Khayalethu Vena says he called an Uber last week because it was the day after seven people died in a collision between a taxi and a truck near Melkbosstrand and he was feeling nervous about riding in one of the minibuses.
“I requested the Uber from my house in Usasaza Street and on our way out, taxi drivers who were standing near the taxi rank on Potsdam Road stopped us and ordered me to get out. I don’t know how they knew it was an Uber driver. I suspect they were following him or they have people in the community who monitor these things,” said Mr Vena.
Another Dunoon resident – who, fearing intimidation from the local taxi association, did not want to be named – said there had not been many taxis at the rank last Wednesday and the queues had been long.
“I was in line for a taxi, but I was afraid of being late for work, so I stepped out of the queue and requested an Uber. Two other people that know me saw me get out of the line and followed me and asked if they could also get a lift with me because they also didn’t want to be late for work. When the Uber arrived, we got in, but we were soon surrounded by taxi drivers telling us to get out of the car.”
He said he wanted to know from the taxi association what people should do if there were to few taxis and waiting for one was not an option if you could not afford to be late for work.
Some residents who spoke to Tabletalk say e-hailing drivers are frequently held hostage by the taxi drivers until they pay to be released.
In 2018, Table View businesswoman Gabby de Wet accused Dunoon’s taxi drivers of intimidating her business’s driver. The driver, along with other company drivers who picked up and dropped off staff, was taken hostage and asked to pay R300 to be released (“DTA says allegations of ‘shakedown racket’ are unfounded,” Tabletalk, September 12, 2018).
Dunoon Taxi Association’s secretary-general Frank Qotyiwe said allegations against its taxi drivers were often unfounded and never reported to the association or the police.

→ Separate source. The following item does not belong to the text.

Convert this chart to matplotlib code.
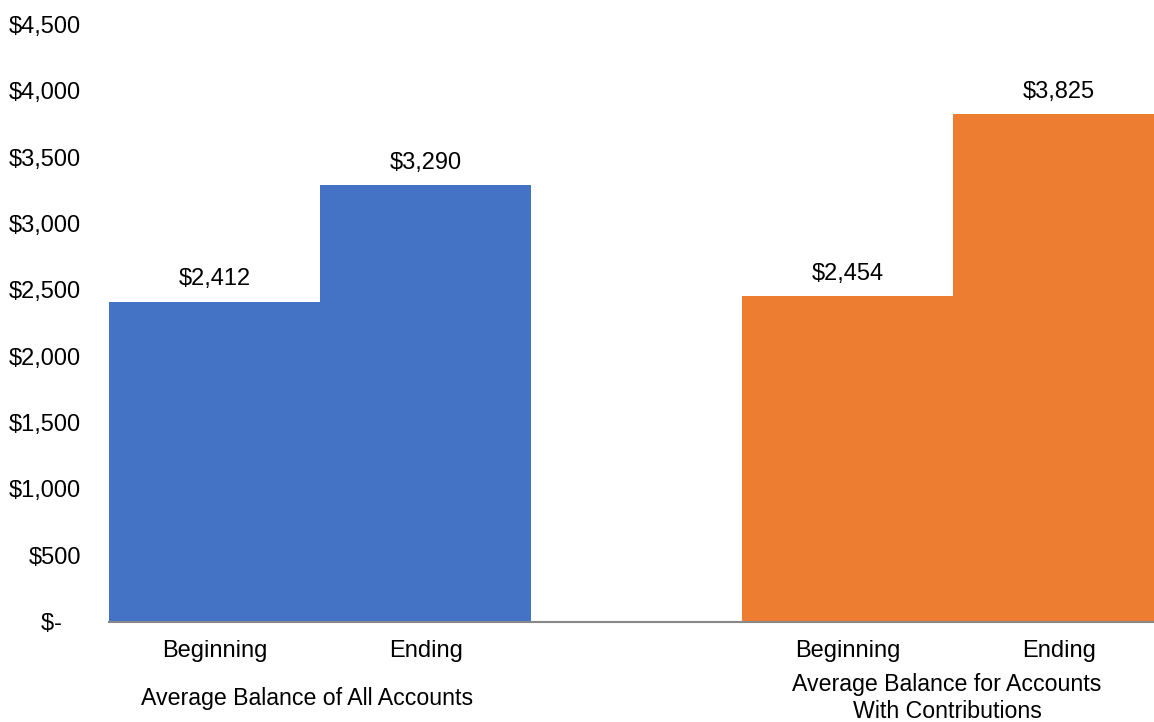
import matplotlib
matplotlib.use("Agg")
import matplotlib.pyplot as plt

plt.rcParams['font.family'] = ['Liberation Sans', 'DejaVu Sans']

# data
groups = ['Average Balance of All Accounts',
          'Average Balance for Accounts\nWith Contributions']
periods = ['Beginning', 'Ending']
all_accounts = [2412, 3290]
with_contrib = [2454, 3825]
y_ticks = [0, 500, 1000, 1500, 2000, 2500, 3000, 3500, 4000, 4500]

BLUE = '#4472C4'
ORANGE = '#ED7D31'


def money(v):
    if v == 0:
        return '$-   '
    return f'${v:,.0f}'


fig = plt.figure(figsize=(11.54, 7.22), dpi=100)
ax = fig.add_axes([0.0945, 0.1389, 0.9055, 0.8273])

pos_a = [0, 1]
pos_b = [3, 4]
bars_a = ax.bar(pos_a, all_accounts, width=1.0, color=BLUE)
bars_b = ax.bar(pos_b, with_contrib, width=1.0, color=ORANGE)

for bars, vals in ((bars_a, all_accounts), (bars_b, with_contrib)):
    for b, v in zip(bars, vals):
        ax.annotate(money(v), (b.get_x() + b.get_width() / 2, v),
                    xytext=(0, 8), textcoords='offset points',
                    ha='center', va='bottom', fontsize=17, color='black')

ax.set_xlim(-0.5, 4.45)
ax.set_ylim(0, 4500)
ax.set_yticks(y_ticks)
ax.set_yticklabels([money(v) for v in y_ticks])
ax.set_xticks(pos_a + pos_b)
ax.set_xticklabels(periods + periods)

ax.tick_params(axis='y', length=0, pad=20, labelsize=17)
ax.tick_params(axis='x', length=0, pad=13.5, labelsize=17)

for side in ['top', 'right', 'left']:
    ax.spines[side].set_visible(False)
ax.spines['bottom'].set_color('#888888')
ax.spines['bottom'].set_linewidth(1.5)

# group captions sit a little left of the group midpoints, as in the source
for x, label in zip([0.44, 3.47], groups):
    ax.annotate(label, (x, 0), xycoords=('data', 'axes fraction'),
                xytext=(0, -55), textcoords='offset points',
                ha='center', va='center', fontsize=16.7, linespacing=1.18,
                annotation_clip=False)

fig.savefig('out.png', dpi=100)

“I don’t believe that we have an issue of intimidation of any e-hailing services in the area. What is common is that individual taxi drivers have disagreements with individual drivers from these e-hailing services. Sometimes the e-hailing services park, pick up or drop off their clients right by our taxi rank. That will obviously cause an argument because both sides are in the transport industry,” he said.
Mr Qotyiwe also said that getting in and out of Dunoon for any vehicle was difficult because of all the road damage.
“Another reason for these clashes could be that these e-hailers often drive recklessly themselves,” he said. “When they are challenged, people think our drivers are flexing their muscles and trying to scare them. Our association has a unit that deals with complaints from the public and we have not received any regarding any threats or intimidation.”
Dunoon ward councillor Lubabalo Makeleni said he was unaware of any threats towards e-hailing services. He had met last year with the taxi association and other private businesses supplying transport, he said.
“In the meeting, it was established by the association that they don’t have a problem with people supplying residents with transport in general, but the issue was with the routes people take. I understand where the association is coming from because there are many disputes over routes between other taxi organisations, and we don’t want a situation where people can get hurt because of this,” he said.
Milnerton SAPS spokeswoman Captain Nopaya Madyibi said they had had no reports recently about intimidation by taxi drivers in the area.
Uber did not respond to questions by the time of publication.